TO DO —
Consider the data that follows and state how many lines contain the string "this", using the number alone.

DATA TO PROCESS —
++++++++++

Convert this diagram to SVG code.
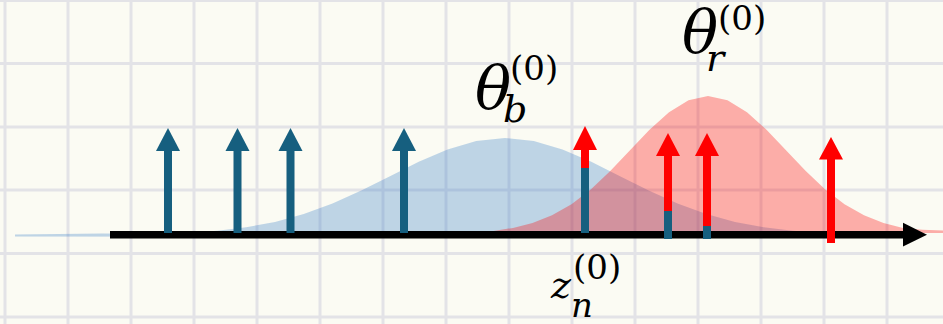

++++++++++

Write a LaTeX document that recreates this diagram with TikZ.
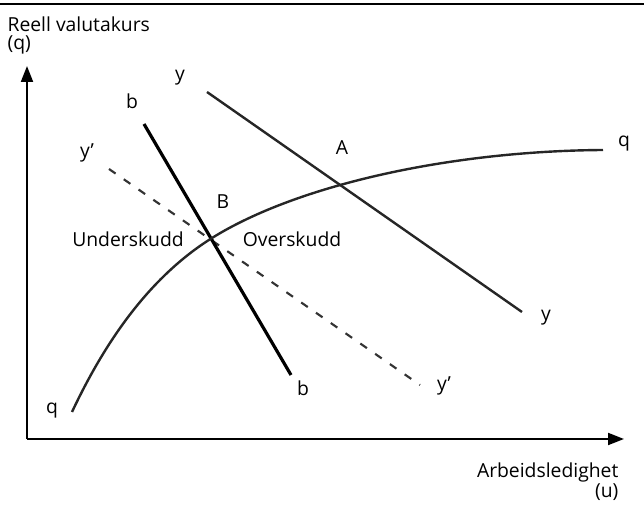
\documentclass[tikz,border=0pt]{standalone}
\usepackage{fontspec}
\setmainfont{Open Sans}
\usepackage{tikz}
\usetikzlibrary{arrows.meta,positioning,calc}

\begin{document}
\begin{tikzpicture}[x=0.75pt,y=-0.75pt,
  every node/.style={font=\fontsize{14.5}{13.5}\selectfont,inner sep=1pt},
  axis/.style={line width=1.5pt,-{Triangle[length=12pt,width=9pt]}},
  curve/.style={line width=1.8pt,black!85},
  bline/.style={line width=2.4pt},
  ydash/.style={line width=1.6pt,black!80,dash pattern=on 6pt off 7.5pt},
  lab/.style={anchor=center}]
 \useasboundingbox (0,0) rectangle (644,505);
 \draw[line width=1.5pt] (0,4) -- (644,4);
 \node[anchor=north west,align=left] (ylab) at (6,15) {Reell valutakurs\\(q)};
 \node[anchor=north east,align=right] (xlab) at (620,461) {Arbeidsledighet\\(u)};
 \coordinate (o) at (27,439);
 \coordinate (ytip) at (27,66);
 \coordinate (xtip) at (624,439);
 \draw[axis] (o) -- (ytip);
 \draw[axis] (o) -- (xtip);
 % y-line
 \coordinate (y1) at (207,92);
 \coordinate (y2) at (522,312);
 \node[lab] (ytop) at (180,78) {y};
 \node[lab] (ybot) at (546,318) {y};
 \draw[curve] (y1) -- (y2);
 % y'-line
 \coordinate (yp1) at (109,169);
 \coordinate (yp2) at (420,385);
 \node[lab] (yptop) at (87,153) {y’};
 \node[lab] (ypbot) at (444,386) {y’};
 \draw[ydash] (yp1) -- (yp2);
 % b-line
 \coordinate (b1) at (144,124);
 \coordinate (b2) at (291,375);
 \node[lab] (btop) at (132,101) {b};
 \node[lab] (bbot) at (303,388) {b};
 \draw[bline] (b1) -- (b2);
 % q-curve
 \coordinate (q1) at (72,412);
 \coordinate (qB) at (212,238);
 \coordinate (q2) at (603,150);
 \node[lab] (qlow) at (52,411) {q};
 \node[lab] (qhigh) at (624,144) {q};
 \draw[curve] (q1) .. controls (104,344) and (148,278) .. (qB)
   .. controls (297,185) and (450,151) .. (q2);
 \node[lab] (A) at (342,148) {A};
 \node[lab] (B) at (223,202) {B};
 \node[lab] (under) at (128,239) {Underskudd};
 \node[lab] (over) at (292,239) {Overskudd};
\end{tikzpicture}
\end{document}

++++++++++

EXERCISE ANSWER —
2